薬や医者に頼らず自分たちの力で健康維持する医食農同源に基づいた情報の提供もその一つだと思います。
そして2015年「かぐれ養生研究所」を発起して、新たな挑戦が始まりました。
共に追求する場が活力を再生する
まず着手したのは、食の見直しでした。生命力の高い食材の自給・供給はもちろんのこと、特に調味料を信頼できる生産者のネットワークから取り揃えました。それらは、単なるモノではなく思いや情報を乗せた商品で、消費者を惹きつける魅力や志があるものであります。

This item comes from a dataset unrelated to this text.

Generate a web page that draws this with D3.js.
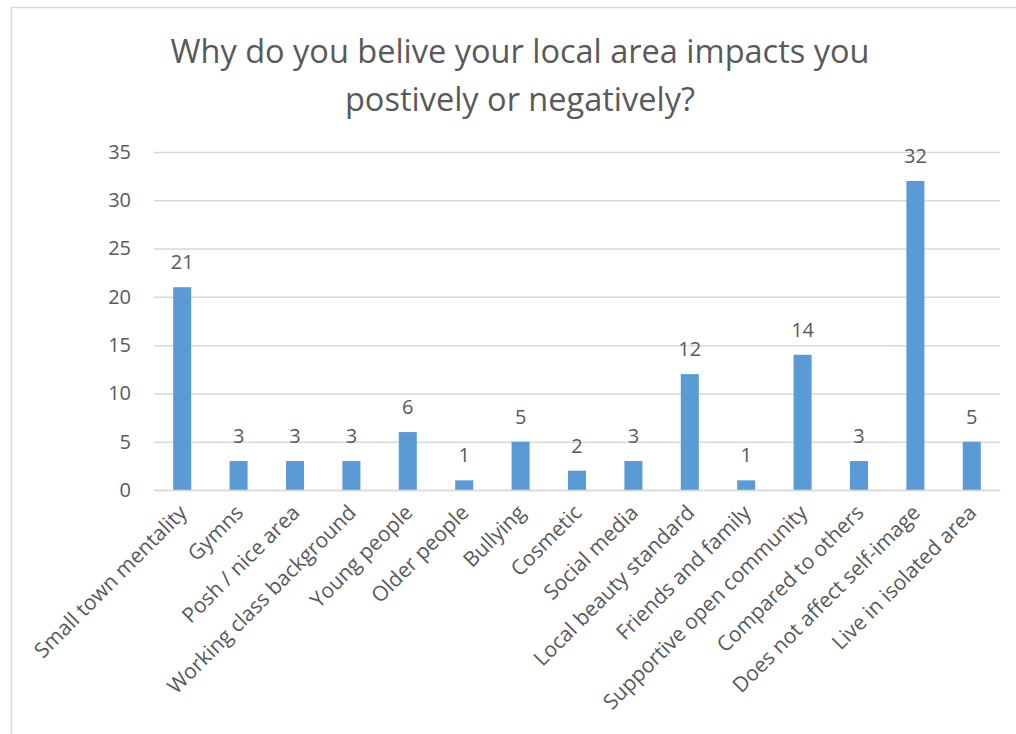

消費者が食に安全安心を求める機運は上昇する一方、情報が溢れて何を選べば良いのか分からないという人も多いのです。農薬を使わない「有機=安全」といった浅い認識に留まらず、将来に渡って持続できる安全を確保していくには、どんな生産をし、どんな商品を選んで行けば良いのかよく考えなくてはなりません。
「かぐれ」が目指す日常に養生を取り入れる生活は、安全・安心のさらに奥にある人々の期待に応えることにほかなりません。そういった意味で、「かぐれ養生研究所」は供給者と相談者が共に追求に向かい、ひいては生きる活力を取り戻すことに繋がる仕事。人々の意識の最前線に立ち、社会を牽引する仕事になって行くに違いないと思っています。
これからの私たち
これからの時代には、何をするにも自給や自考ができる環境を作っていくことが最も重要だと考えられます。
少しずつですが皆さんと共に勉強し、共有できる場を設け、この活動の広がりを夢見て活動していきます。まだまだ発展途上の農家兼養生研究所ですが、長い目で応援して頂けると幸いです。